We tried Soccer Ball Inflation again this year.

I haven’t found many opportunities during our first semester of geometry for students to engage in multiple steps of the modeling cycle. So I’m glad for the few problems that at least let students define the problem, decide what information is useful to know, and begin to formulate a model to describe relationships between what is important.

We watched Nathan Kraft’s Soccer Ball Inflation video on 101 questions.

Most students wanted to know how many pumps it would take to fill the other balls.

What information do you need to know to figure it out?

This was the end of November. It’s not the last time I’ll ask my students what information they need to know to figure out the answer to a question, but it was the first. It takes practice figuring out what information is useful, especially when it has been given for so long. Most of what they wanted to know (except for the answer) isn’t very useful or even possible without complicated measurement tools.

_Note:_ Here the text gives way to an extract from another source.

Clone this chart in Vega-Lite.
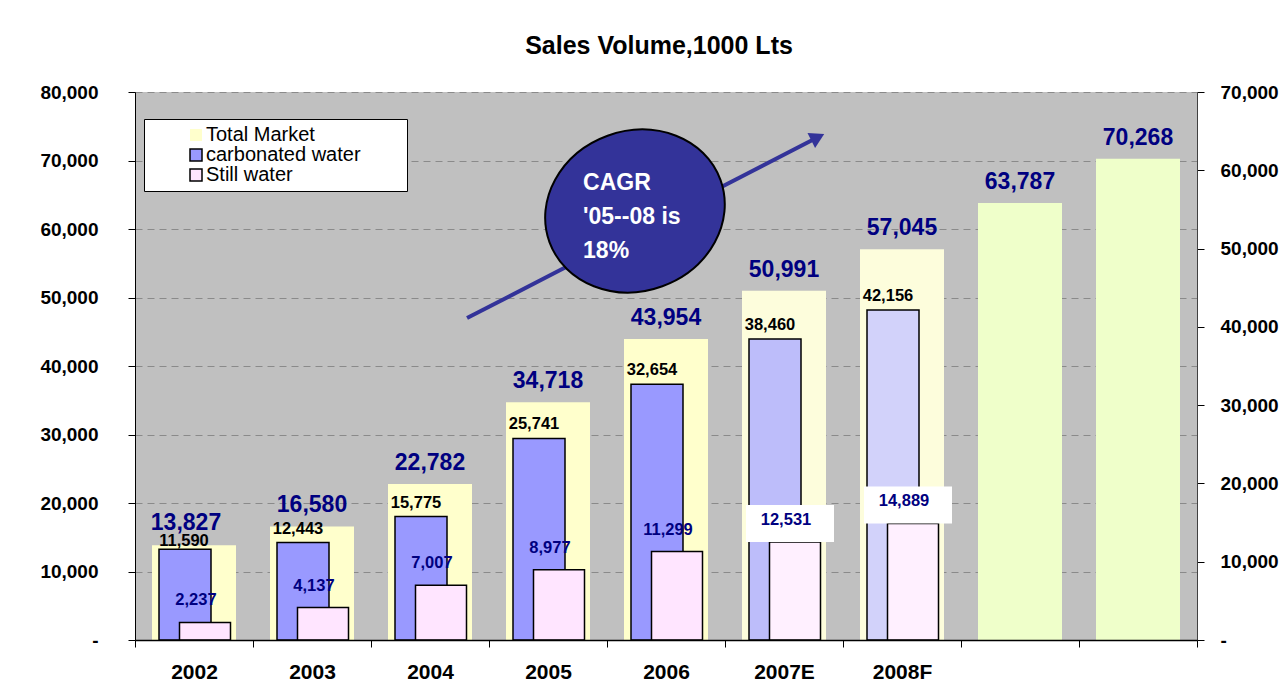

So I asked, “What’s easy for us to know? What’s easy to measure?”

The radius.

Last year, I noted in my blog post that I gave them the circumferences (because that’s what Nathan included in Act 2, and I didn’t want to do any calculating). Dan called me out on this:

I’m not the only one who’s been living inside the “ideal” math world for too long. So have my students.

I asked, ”**Is** it easy to measure the radius?”

Oh. I guess not. The circumference.

Okay – so the circumference. I gave them the circumferences of all three balls. They knew from the video that it had taken 9 pumps for the smaller ball.

And finally … What assumptions are we making here?

They worked. I watched.

I’ve learned not to be surprised at the faulty proportional reasoning that happens every single year.

Most students said 14 pumps would fill the medium ball.

Why doesn’t that work?

The few who had gotten it correct actually calculated the radii from circumferences, and then calculated volumes from the radii.

No one recognized that the cube of the ratio of the circumferences would equal the ratio of the volumes.

And so the journey continues … trying to escape the “ideal” math world, one lesson at a time.